EXERCISE TASK: Without the pictures, extract every line from the start of the material to the line containing "const socialYTicks = [0.8, 1.0, 1.2, 1.4, 1.6];", both ends included.

COLLECTED MATERIAL:
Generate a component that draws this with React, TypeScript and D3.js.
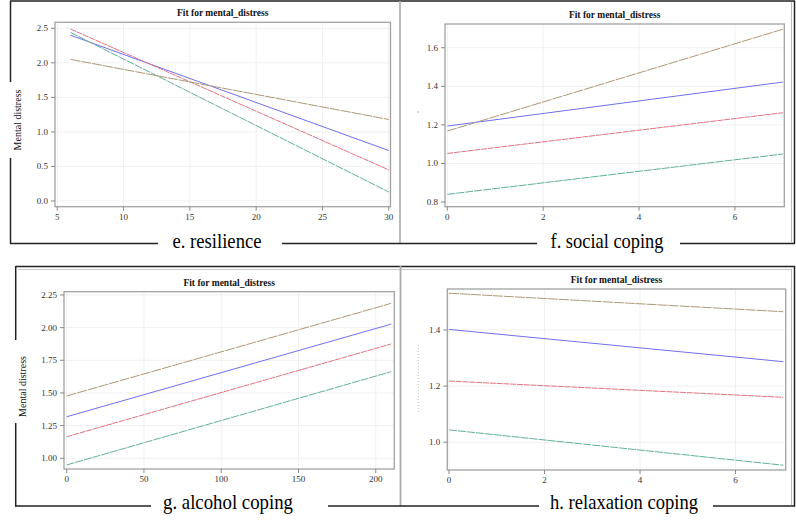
import * as d3 from 'd3';

// colours of the four fitted lines (same order in every panel)
const seriesColors = ['#7070f0', '#e07480', '#62b09e', '#ae9878'];
const seriesDash = ['', '6 0.8', '8 1', '10 1'];

// e. resilience
const resilienceX = [6, 30];
const resilienceFits = [[2.40, 0.73], [2.49, 0.45], [2.44, 0.13], [2.05, 1.18]];
const resilienceXTicks = [5, 10, 15, 20, 25, 30];
const resilienceYTicks = [0, 0.5, 1.0, 1.5, 2.0, 2.5];

// f. social coping
const socialX = [0, 7];
const socialFits = [[1.194, 1.422], [1.052, 1.263], [0.84, 1.049], [1.168, 1.696]];
const socialXTicks = [0, 2, 4, 6];
const socialYTicks = [0.8, 1.0, 1.2, 1.4, 1.6];

// g. alcohol coping
const alcoholX = [0, 210];
const alcoholFits = [[1.318, 2.027], [1.165, 1.875], [0.949, 1.663], [1.477, 2.186]];
const alcoholXTicks = [0, 50, 100, 150, 200];
const alcoholYTicks = [1.0, 1.25, 1.5, 1.75, 2.0, 2.25];

// h. relaxation coping
const relaxX = [0, 7];
const relaxFits = [[1.402, 1.287], [1.218, 1.16], [1.044, 0.918], [1.531, 1.465]];
const relaxXTicks = [0, 2, 4, 6];
const relaxYTicks = [1.0, 1.2, 1.4];

const serif = "'Liberation Serif', 'Times New Roman', Times, 'DejaVu Serif', serif";

interface PanelProps {
  frame: { x0: number; x1: number; y0: number; y1: number };
  xDomain: [number, number];
  yDomain: [number, number];
  xTicks: number[];
  yTicks: number[];
  yFmt: string;
  xs: number[];
  fits: number[][];
}

function Panel({ frame, xDomain, yDomain, xTicks, yTicks, yFmt, xs, fits }: PanelProps) {
  const x = d3.scaleLinear().domain(xDomain).range([frame.x0, frame.x1]);
  const y = d3.scaleLinear().domain(yDomain).range([frame.y1, frame.y0]);
  const fy = d3.format(yFmt);
  const fx = d3.format('d');
  const line = d3.line<[number, number]>().x(d => x(d[0])).y(d => y(d[1]));

  return (
    <g>
      <text x={(frame.x0 + frame.x1) / 2} y={frame.y0 - 6} textAnchor="middle"
        fontWeight="bold" fontSize={9.5} fill="#111">Fit for mental_distress</text>
      {/* grid */}
      {xTicks.map(t => (
        <line key={'gx' + t} x1={x(t)} x2={x(t)} y1={frame.y0} y2={frame.y1} stroke="#f0f0f0" />
      ))}
      {yTicks.map(t => (
        <line key={'gy' + t} x1={frame.x0} x2={frame.x1} y1={y(t)} y2={y(t)} stroke="#f0f0f0" />
      ))}
      {/* fitted lines */}
      {fits.map((vals, i) => (
        <path key={i} d={line(xs.map((v, j) => [v, vals[j]] as [number, number])) || ''}
          fill="none" stroke={seriesColors[i]} strokeWidth={1}
          strokeDasharray={seriesDash[i] || undefined} />
      ))}
      <rect x={frame.x0} y={frame.y0} width={frame.x1 - frame.x0} height={frame.y1 - frame.y0}
        fill="none" stroke="#a2a2a2" strokeWidth={1.3} />
      {/* ticks */}
      {xTicks.map(t => (
        <g key={'tx' + t}>
          <line x1={x(t)} x2={x(t)} y1={frame.y1} y2={frame.y1 + 4} stroke="#888" />
          <text x={x(t)} y={frame.y1 + 13} textAnchor="middle" fontSize={9} fill="#333">{fx(t)}</text>
        </g>
      ))}
      {yTicks.map(t => (
        <g key={'ty' + t}>
          <line x1={frame.x0 - 4} x2={frame.x0} y1={y(t)} y2={y(t)} stroke="#888" />
          <text x={frame.x0 - 7} y={y(t) + 3} textAnchor="end" fontSize={9} fill="#333">{fy(t)}</text>
        </g>
      ))}
    </g>
  );
}

function Caption({ cx, y, w, text }: { cx: number; y: number; w: number; text: string }) {
  return (
    <text x={cx} y={y} textAnchor="middle" fill="#000" textLength={w} lengthAdjust="spacingAndGlyphs"
      style={{ fontFamily: serif, fontSize: '21px' }}>{text}</text>
  );
}

function YLabel({ cx, cy }: { cx: number; cy: number }) {
  return (
    <text transform={`translate(${cx},${cy}) rotate(-90)`} textAnchor="middle" dy="0.35em"
      fontSize={10} fill="#111">Mental distress</text>
  );
}

export default function App() {
  const W = 796;
  const H = 526;
  const k = '#222';

  return (
    <svg width={W} height={H}
      style={{ position: 'absolute', left: 0, top: 0, background: '#fff', fontFamily: serif }}>
      <rect width={W} height={H} fill="#fff" />

      {/* top row frame */}
      <line x1={10} x2={795} y1={1} y2={1} stroke={k} strokeWidth={1.5} />
      <line x1={10.5} x2={10.5} y1={1} y2={82} stroke={k} strokeWidth={1.5} />
      <line x1={10.5} x2={10.5} y1={158} y2={243.5} stroke={k} strokeWidth={1.5} />
      <line x1={794.5} x2={794.5} y1={1} y2={243.5} stroke={k} strokeWidth={1.5} />
      <line x1={791.5} x2={791.5} y1={2} y2={242} stroke="#bbb" strokeWidth={1} />
      <line x1={400} x2={400} y1={1} y2={243} stroke="#aaa" strokeWidth={1.6} />
      <line x1={10} x2={158} y1={243.5} y2={243.5} stroke={k} strokeWidth={1.5} />
      <line x1={282} x2={537} y1={243.5} y2={243.5} stroke={k} strokeWidth={1.5} />
      <line x1={680} x2={795} y1={243.5} y2={243.5} stroke={k} strokeWidth={1.5} />

      {/* bottom row frame */}
      <line x1={15.5} x2={795} y1={266.5} y2={266.5} stroke={k} strokeWidth={1.5} />
      <line x1={18} x2={792} y1={269.5} y2={269.5} stroke="#c8c8c8" strokeWidth={1} />
      <line x1={15.7} x2={15.7} y1={266} y2={340} stroke={k} strokeWidth={1.5} />
      <line x1={15.7} x2={15.7} y1={423} y2={506.5} stroke={k} strokeWidth={1.5} />
      <line x1={794.5} x2={794.5} y1={266} y2={506.5} stroke={k} strokeWidth={1.5} />
      <line x1={791.5} x2={791.5} y1={269} y2={505} stroke="#bbb" strokeWidth={1} />
      <line x1={400.5} x2={400.5} y1={266} y2={506} stroke="#aaa" strokeWidth={1.8} />
      <line x1={15} x2={151} y1={506} y2={506} stroke={k} strokeWidth={1.5} />
      <line x1={328} x2={539} y1={506} y2={506} stroke={k} strokeWidth={1.5} />
      <line x1={713} x2={795} y1={506} y2={506} stroke={k} strokeWidth={1.5} />

      {/* faint hidden axis labels on right panels */}
      <line x1={418} x2={418} y1={111} y2={113} stroke="#bbb" />
      <line x1={418.3} x2={418.3} y1={345} y2={413} stroke="#c4c4c4" strokeDasharray="1 2" />

      <Panel frame={{ x0: 55, x1: 390.5, y0: 22.3, y1: 206.7 }} xDomain={[4.83, 30.13]} yDomain={[-0.083, 2.587]}
        xTicks={resilienceXTicks} yTicks={resilienceYTicks} yFmt=".1f" xs={resilienceX} fits={resilienceFits} />
      <Panel frame={{ x0: 445, x1: 784.3, y0: 24, y1: 206.7 }} xDomain={[-0.048, 7.03]} yDomain={[0.776, 1.723]}
        xTicks={socialXTicks} yTicks={socialYTicks} yFmt=".1f" xs={socialX} fits={socialFits} />
      <Panel frame={{ x0: 64, x1: 394.3, y0: 291.7, y1: 469 }} xDomain={[-1.75, 212]} yDomain={[0.918, 2.275]}
        xTicks={alcoholXTicks} yTicks={alcoholYTicks} yFmt=".2f" xs={alcoholX} fits={alcoholFits} />
      <Panel frame={{ x0: 447.3, x1: 785.7, y0: 289, y1: 470 }} xDomain={[-0.036, 7.05]} yDomain={[0.901, 1.546]}
        xTicks={relaxXTicks} yTicks={relaxYTicks} yFmt=".1f" xs={relaxX} fits={relaxFits} />

      <YLabel cx={17} cy={120} />
      <YLabel cx={22.7} cy={386.5} />

      <Caption cx={217} y={247.5} w={89} text="e. resilience" />
      <Caption cx={607} y={247.5} w={113} text="f. social coping" />
      <Caption cx={228} y={508.5} w={130} text="g. alcohol coping" />
      <Caption cx={624} y={508.5} w={148} text="h. relaxation coping" />
    </svg>
  );
}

RESULT OF THIS TASK:
Generate a component that draws this with React, TypeScript and D3.js.
import * as d3 from 'd3';

// colours of the four fitted lines (same order in every panel)
const seriesColors = ['#7070f0', '#e07480', '#62b09e', '#ae9878'];
const seriesDash = ['', '6 0.8', '8 1', '10 1'];

// e. resilience
const resilienceX = [6, 30];
const resilienceFits = [[2.40, 0.73], [2.49, 0.45], [2.44, 0.13], [2.05, 1.18]];
const resilienceXTicks = [5, 10, 15, 20, 25, 30];
const resilienceYTicks = [0, 0.5, 1.0, 1.5, 2.0, 2.5];

// f. social coping
const socialX = [0, 7];
const socialFits = [[1.194, 1.422], [1.052, 1.263], [0.84, 1.049], [1.168, 1.696]];
const socialXTicks = [0, 2, 4, 6];
const socialYTicks = [0.8, 1.0, 1.2, 1.4, 1.6];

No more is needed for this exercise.